Except in this case, the sound system is top notch, with amazing visuals, rounding out the package.

In addition to big name films, such as Star Wars episode one: The Phantom Menace and the Grammy Award winning Chicago , the Senator shows foreign films and what they consider to be diverse programming.

“I love the Senator, it has a very classy feel to it,” said Jen Martinelli, 22, “It took the movie experience to a whole new level for me.”

This experience is amplified, knowing that directors such as John Waters and Barry Levinson, both of which are Baltimore natives, chose to premiere their films at the Senator.

These films alongside many others have been immortalized on the sidewalk outside of the theater.
Known as the walk of fame, it houses memories from such films as Crybaby and the re-release of the Wizard of Oz .

“Looking at all of the names in the concrete is really interesting,” said Nancy Lipson, an area local. “I liked seeing which names I knew and which ones I didn’t. It really adds character to a great theater.”
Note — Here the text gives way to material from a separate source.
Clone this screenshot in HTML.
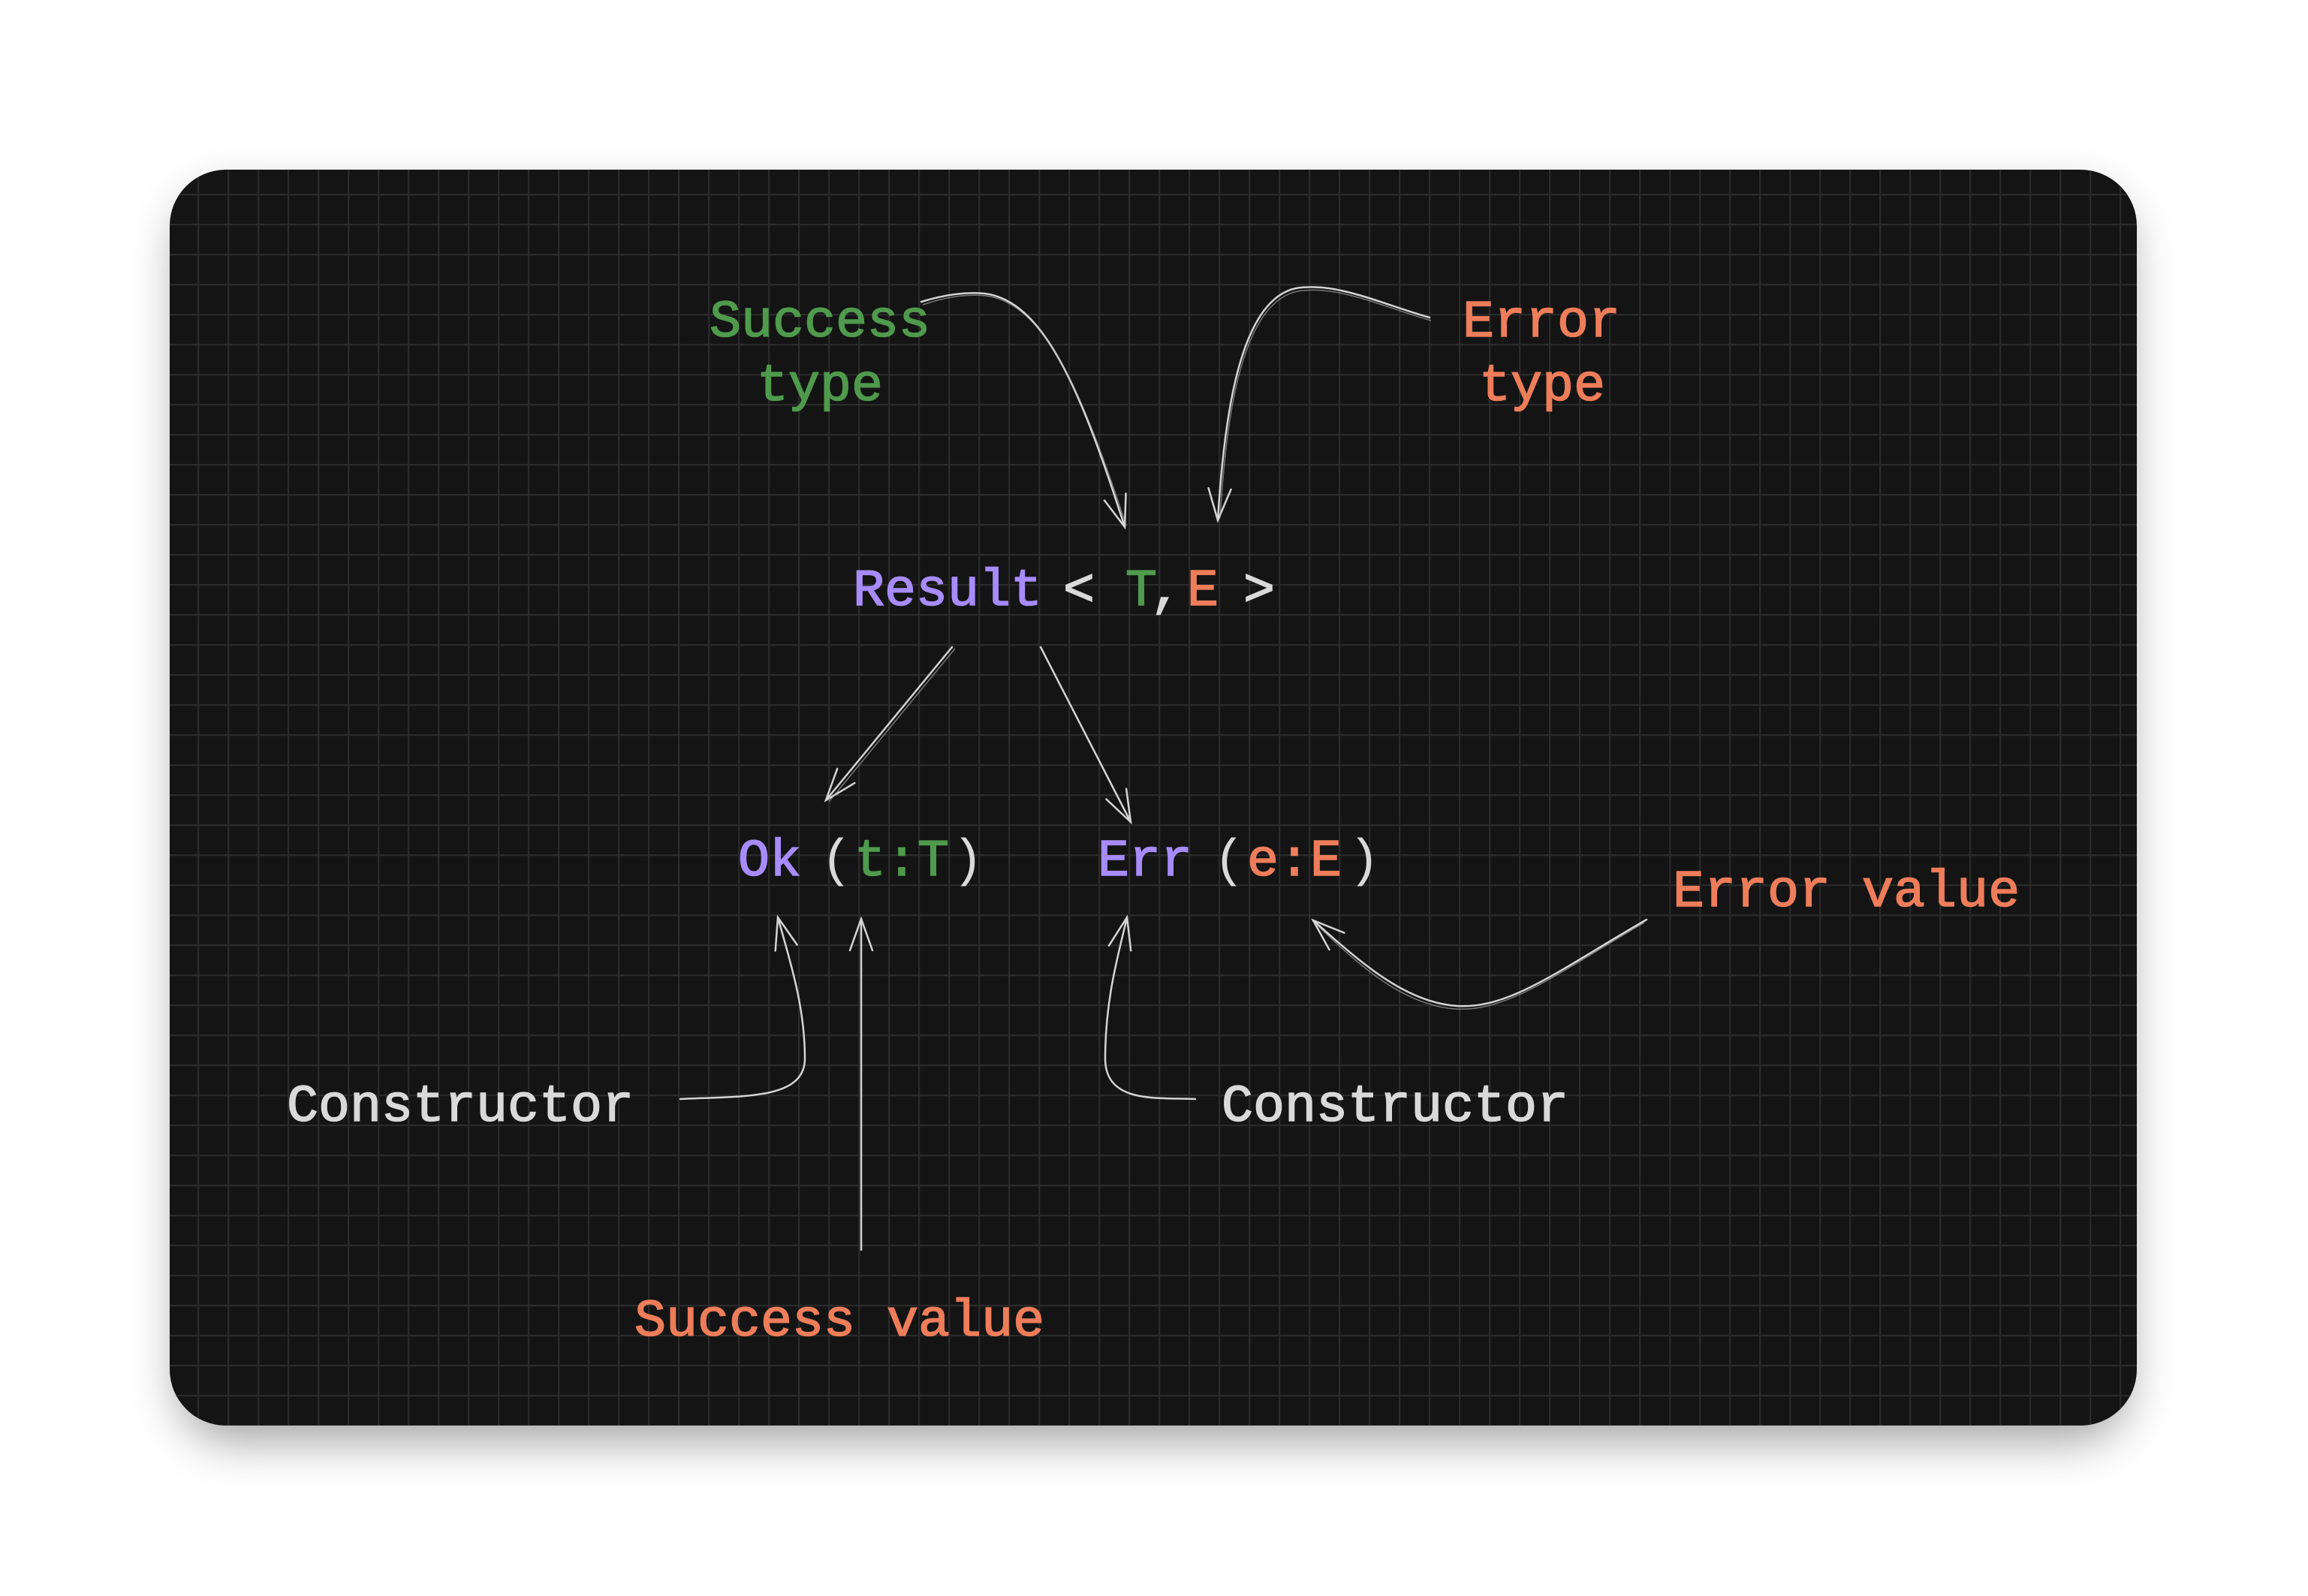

The walk was created to commemorate special moments in the theaters history. Each block is representative of the Senators unique character.

This character is what has earned the theater a place in the hearts of those that have stepped through those doors.

“It’s such a great experience, whenever I go to the Senator to watch a movie,” said Lisa Miranda. “The screen is so big, and the sound is phenomenal, I feel like I’m in the movie.”

It’s the type of atmosphere that lends itself to every subtle nuance of the film you’re watching. You can feel the size of the building around you, and you can sense the history as well.

The effect is enough to change the way you see the movie, this place could make even the most tragic of films seem half decent.

And when you leave, you’re left with the lingering sensation that no matter what movie you saw, it was the greatest film ever.

This feeling lends itself to your conversation, as you take the walk back to the Senators parking lot down the street.

It lingers in your memory until your return to claim yourself a spot in line, alongside the walk of fame.